Dataset content:
#####

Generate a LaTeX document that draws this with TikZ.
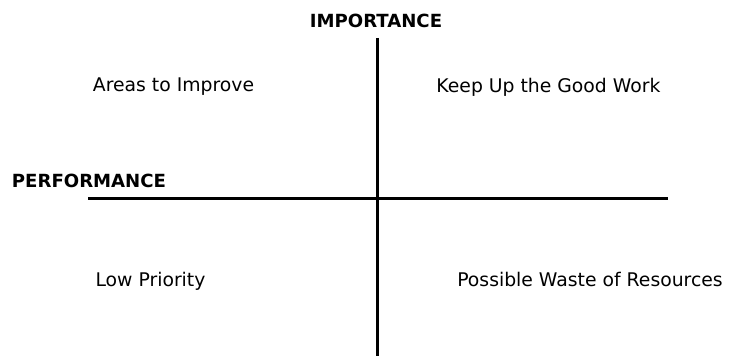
\documentclass[tikz,border=0pt]{standalone}
\usepackage{fontspec}
\setmainfont{DejaVu Sans}
\begin{document}
\begin{tikzpicture}[x=1pt,y=-1pt,
  axis/.style={line width=3pt,black},
  quad/.style={anchor=base,inner sep=0pt,font=\fontsize{18.8}{20}\selectfont},
  axlabel/.style={anchor=base,inner sep=0pt,font=\bfseries\fontsize{18.1}{20}\selectfont}]
\useasboundingbox (0,0) rectangle (732,358);
% axes
\coordinate (vtop) at (377,38);
\coordinate (vbot) at (377,356);
\coordinate (hleft) at (88,199);
\coordinate (hright) at (668,199);
\draw[axis] (vtop) -- (vbot);
\draw[axis] (hleft) -- (hright);
% axis labels
\node[axlabel] (imp) at (376,28) {IMPORTANCE};
\node[axlabel] (perf) at (89,188) {PERFORMANCE};
% quadrant labels
\node[quad] (q1) at (173.5,92) {Areas to Improve};
\node[quad] (q2) at (548.5,93) {Keep Up the Good Work};
\node[quad] (q3) at (150.5,287) {Low Priority};
\node[quad] (q4) at (590,287) {Possible Waste of Resources};
\end{tikzpicture}
\end{document}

#####

Exercise objective: Print out the whole of the material word for word, without pictures.

Full response:
Generate a LaTeX document that draws this with TikZ.
\documentclass[tikz,border=0pt]{standalone}
\usepackage{fontspec}
\setmainfont{DejaVu Sans}
\begin{document}
\begin{tikzpicture}[x=1pt,y=-1pt,
  axis/.style={line width=3pt,black},
  quad/.style={anchor=base,inner sep=0pt,font=\fontsize{18.8}{20}\selectfont},
  axlabel/.style={anchor=base,inner sep=0pt,font=\bfseries\fontsize{18.1}{20}\selectfont}]
\useasboundingbox (0,0) rectangle (732,358);
% axes
\coordinate (vtop) at (377,38);
\coordinate (vbot) at (377,356);
\coordinate (hleft) at (88,199);
\coordinate (hright) at (668,199);
\draw[axis] (vtop) -- (vbot);
\draw[axis] (hleft) -- (hright);
% axis labels
\node[axlabel] (imp) at (376,28) {IMPORTANCE};
\node[axlabel] (perf) at (89,188) {PERFORMANCE};
% quadrant labels
\node[quad] (q1) at (173.5,92) {Areas to Improve};
\node[quad] (q2) at (548.5,93) {Keep Up the Good Work};
\node[quad] (q3) at (150.5,287) {Low Priority};
\node[quad] (q4) at (590,287) {Possible Waste of Resources};
\end{tikzpicture}
\end{document}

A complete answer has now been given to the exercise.